Ils sont en relation avec les milieux politiques et patronaux, travaillant particulièrement avec Simon Sabiani1er adjoint de 1929 à 1935 et qui rejoignit le Parti populaire français (PPF) de Jacques Doriot, après avoir milité au sein du Parti d'unité prolétarienne, situé entre la SFIO et le PCF. Avec Paul Carbone, ils utilisent leurs hommes pour faire la chasse aux communistes sur le port de Marseille. Spirito est alors surnommé Lydro à cause des traces de petite vérole, ou Beau Ficelle pour sa taille et son élégance. 

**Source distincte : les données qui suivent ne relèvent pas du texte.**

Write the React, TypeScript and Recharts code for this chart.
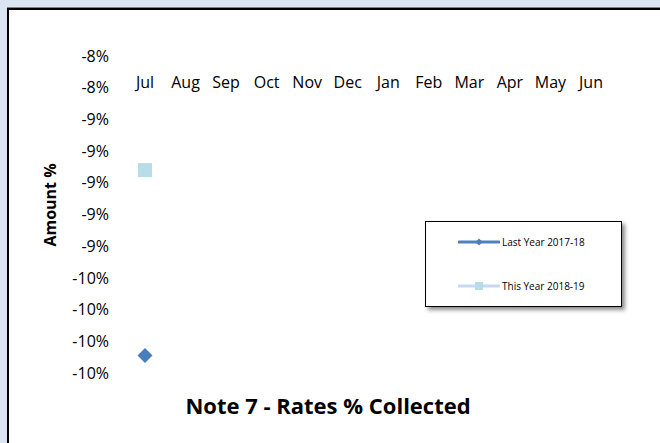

En mars 1934, Carbone et lui sont mis en cause, puis rapidement disculpés, pour le meurtre du conseiller à la Cour Albert Prince qui enquêtait sur l'affaire Stavisky. Leur retour à Marseille, orchestré par le député Simon Sabiani, est triomphal.

Pendant la guerre, les deux collaborent avec les occupants allemands, par intérêt. Alors que Carbone meurt dans le déraillement d'un train opéré par la Résistance en décembre 1943, Spirito, peu avant la Libération, s'enfuit en Espagne puis en Amérique latine et enfin aux États-Unis, où il trafique de l'héroïne, créant ainsi la fameuse French Connection. Il est arrêté à New York pour trafic de stupéfiants et va purger deux ans à la prison d'Atlanta. Il est ensuite expulsé des États-Unis et extradé vers la France où il aurait dû être jugé pour sa collaboration dans les années de guerre mais le procès ne se tiendra pas.En 1954, poursuivi pour vol à main armée en 1943 contre le fromager Rivet, de Cherisy, il est acquitté par la Cour d'assises d'Eure-et-Loir, le procureur reconnaissant l'absence de preuve à son encontre.

Spirito meurt à Toulon dans le quartier de la Loubière le 9 octobre 1967, rangé des affaires. Marié, il était père de deux enfants.